(Data records)

-- BEGIN --

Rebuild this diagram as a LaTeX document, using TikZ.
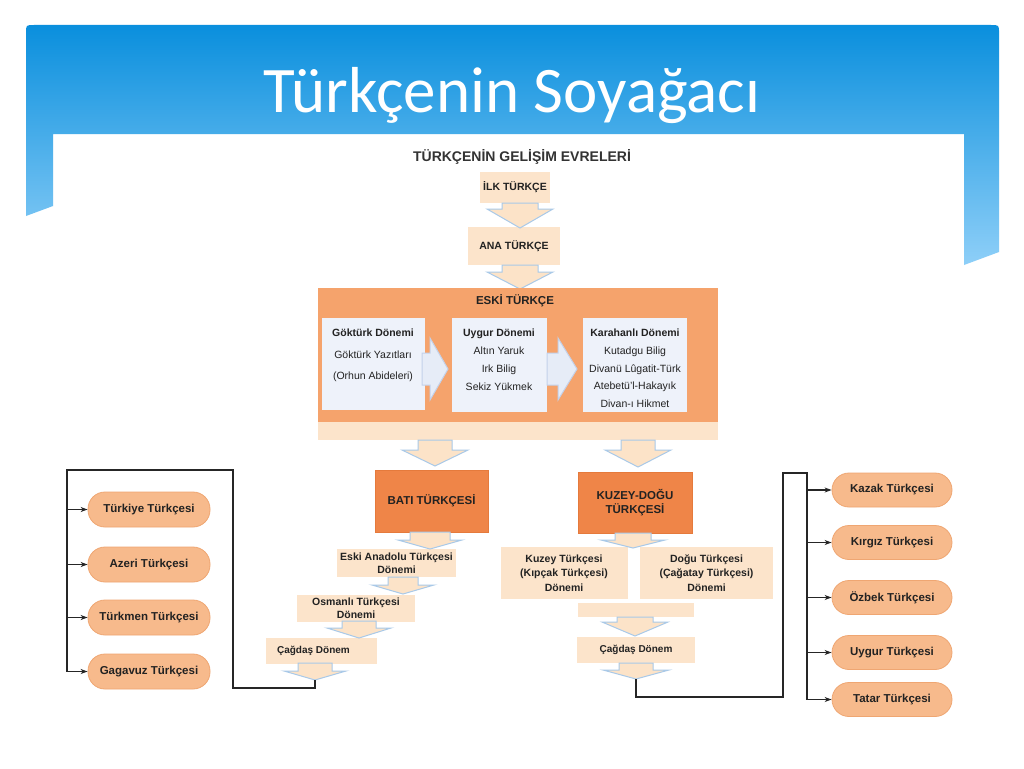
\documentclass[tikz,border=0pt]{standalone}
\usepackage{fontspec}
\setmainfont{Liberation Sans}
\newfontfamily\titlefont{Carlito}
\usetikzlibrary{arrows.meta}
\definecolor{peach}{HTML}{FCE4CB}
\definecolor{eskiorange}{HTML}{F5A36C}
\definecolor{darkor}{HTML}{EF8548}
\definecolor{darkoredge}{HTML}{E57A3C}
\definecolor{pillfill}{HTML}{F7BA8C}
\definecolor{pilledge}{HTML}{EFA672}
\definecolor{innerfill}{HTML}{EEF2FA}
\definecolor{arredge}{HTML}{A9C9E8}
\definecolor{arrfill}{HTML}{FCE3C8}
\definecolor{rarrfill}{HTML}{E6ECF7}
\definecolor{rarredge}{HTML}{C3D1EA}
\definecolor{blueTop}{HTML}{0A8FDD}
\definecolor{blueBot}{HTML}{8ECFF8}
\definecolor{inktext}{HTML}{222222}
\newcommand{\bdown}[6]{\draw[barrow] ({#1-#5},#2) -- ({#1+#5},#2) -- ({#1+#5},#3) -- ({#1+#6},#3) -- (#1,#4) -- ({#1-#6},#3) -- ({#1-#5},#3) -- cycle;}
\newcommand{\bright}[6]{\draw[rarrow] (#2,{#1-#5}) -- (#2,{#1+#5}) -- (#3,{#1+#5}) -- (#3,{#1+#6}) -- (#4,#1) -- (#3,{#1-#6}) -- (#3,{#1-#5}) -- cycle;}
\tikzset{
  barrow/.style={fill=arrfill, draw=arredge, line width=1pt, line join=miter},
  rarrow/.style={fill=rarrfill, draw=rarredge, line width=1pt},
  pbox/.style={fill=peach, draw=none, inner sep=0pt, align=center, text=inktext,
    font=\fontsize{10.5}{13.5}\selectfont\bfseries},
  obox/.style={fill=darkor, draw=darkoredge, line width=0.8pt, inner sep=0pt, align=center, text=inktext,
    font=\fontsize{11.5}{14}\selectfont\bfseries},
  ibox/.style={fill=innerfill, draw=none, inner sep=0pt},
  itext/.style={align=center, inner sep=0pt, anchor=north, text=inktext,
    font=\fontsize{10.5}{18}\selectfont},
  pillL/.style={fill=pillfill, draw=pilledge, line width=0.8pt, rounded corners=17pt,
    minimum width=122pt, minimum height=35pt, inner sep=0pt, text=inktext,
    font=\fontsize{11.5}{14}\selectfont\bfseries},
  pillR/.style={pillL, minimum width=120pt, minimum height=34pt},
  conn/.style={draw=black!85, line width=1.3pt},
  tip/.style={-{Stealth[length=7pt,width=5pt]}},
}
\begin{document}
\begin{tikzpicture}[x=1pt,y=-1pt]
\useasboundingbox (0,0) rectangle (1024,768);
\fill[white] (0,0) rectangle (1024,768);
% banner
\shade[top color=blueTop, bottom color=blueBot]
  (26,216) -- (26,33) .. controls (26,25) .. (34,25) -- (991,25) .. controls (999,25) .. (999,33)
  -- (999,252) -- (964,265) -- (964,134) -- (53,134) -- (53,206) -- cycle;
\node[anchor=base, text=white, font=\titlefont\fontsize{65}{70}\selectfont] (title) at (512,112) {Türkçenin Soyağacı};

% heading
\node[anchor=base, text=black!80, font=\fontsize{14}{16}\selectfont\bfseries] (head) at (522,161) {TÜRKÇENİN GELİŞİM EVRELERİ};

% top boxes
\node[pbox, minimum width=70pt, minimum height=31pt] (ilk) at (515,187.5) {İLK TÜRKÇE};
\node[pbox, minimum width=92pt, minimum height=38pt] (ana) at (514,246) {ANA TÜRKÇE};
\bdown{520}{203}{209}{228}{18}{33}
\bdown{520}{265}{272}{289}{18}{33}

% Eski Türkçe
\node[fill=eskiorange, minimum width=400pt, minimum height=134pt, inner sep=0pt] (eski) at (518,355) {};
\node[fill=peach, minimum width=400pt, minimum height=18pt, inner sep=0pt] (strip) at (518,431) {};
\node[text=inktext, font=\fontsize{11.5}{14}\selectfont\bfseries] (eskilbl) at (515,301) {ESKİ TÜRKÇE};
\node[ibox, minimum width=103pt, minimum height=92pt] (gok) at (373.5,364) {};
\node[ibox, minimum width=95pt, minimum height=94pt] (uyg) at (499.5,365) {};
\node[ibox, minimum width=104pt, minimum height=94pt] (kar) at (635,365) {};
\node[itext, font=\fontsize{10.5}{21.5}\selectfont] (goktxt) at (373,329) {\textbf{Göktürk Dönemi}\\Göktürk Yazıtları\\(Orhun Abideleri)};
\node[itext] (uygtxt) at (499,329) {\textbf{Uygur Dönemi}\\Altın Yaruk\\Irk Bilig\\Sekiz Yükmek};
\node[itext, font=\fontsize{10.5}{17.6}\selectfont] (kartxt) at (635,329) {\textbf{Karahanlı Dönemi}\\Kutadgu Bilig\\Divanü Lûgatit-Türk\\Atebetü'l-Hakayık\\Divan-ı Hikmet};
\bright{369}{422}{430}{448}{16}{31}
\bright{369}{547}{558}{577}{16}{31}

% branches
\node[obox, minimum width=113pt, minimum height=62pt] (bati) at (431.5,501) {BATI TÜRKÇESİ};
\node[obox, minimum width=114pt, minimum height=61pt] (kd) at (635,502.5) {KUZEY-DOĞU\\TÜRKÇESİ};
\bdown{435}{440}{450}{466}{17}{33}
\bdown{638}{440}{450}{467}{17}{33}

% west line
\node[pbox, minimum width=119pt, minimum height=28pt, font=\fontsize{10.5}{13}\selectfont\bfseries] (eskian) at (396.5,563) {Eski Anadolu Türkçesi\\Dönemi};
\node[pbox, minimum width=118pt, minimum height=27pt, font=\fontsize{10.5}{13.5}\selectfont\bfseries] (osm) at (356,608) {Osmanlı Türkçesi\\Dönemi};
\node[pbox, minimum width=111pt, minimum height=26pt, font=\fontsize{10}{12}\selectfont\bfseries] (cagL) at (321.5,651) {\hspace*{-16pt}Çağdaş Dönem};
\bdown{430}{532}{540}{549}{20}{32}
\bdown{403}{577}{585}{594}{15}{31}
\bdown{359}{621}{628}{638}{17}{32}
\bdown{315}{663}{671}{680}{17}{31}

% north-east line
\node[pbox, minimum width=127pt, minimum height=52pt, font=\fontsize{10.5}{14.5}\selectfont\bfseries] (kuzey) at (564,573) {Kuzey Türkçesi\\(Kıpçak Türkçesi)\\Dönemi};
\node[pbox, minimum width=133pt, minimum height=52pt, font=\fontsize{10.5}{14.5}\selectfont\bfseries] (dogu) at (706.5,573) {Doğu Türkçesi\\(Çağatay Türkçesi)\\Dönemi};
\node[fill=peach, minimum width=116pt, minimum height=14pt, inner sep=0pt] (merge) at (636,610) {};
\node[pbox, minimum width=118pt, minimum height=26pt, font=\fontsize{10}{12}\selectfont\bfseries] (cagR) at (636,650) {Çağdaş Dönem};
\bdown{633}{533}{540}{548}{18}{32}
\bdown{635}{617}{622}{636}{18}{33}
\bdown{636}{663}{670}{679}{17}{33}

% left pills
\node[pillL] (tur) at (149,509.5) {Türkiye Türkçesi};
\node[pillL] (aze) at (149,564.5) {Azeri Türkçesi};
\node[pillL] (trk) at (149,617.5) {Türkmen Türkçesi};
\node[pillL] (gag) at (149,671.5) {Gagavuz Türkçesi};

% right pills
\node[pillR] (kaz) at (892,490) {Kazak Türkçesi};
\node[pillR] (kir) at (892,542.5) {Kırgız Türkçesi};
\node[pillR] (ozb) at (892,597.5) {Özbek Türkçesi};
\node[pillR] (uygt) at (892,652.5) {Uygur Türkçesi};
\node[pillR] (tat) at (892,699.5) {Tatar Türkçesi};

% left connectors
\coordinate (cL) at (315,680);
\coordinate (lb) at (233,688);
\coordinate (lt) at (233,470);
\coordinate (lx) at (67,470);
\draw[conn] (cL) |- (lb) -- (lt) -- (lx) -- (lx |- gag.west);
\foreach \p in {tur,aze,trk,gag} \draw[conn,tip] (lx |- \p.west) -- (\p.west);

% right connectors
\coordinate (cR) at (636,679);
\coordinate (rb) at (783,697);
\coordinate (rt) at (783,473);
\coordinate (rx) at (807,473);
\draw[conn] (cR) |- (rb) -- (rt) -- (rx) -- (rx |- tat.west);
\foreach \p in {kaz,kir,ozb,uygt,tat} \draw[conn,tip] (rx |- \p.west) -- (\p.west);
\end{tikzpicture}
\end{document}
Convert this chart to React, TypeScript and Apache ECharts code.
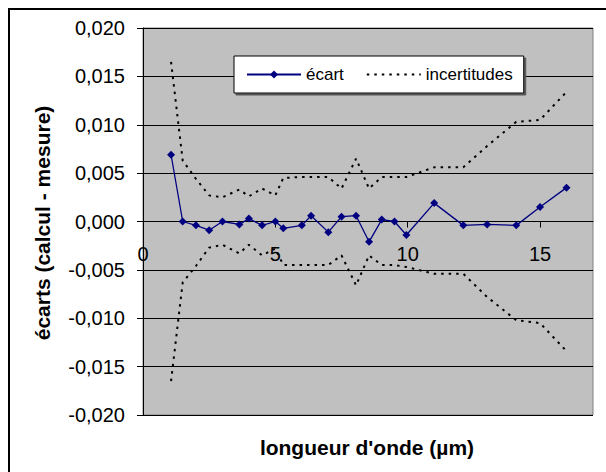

-- END --

• Problem to solve:
In the entries above, find each line with the string "this" and copy it.

• Response below:
Rebuild this diagram as a LaTeX document, using TikZ.
Convert this chart to React, TypeScript and Apache ECharts code.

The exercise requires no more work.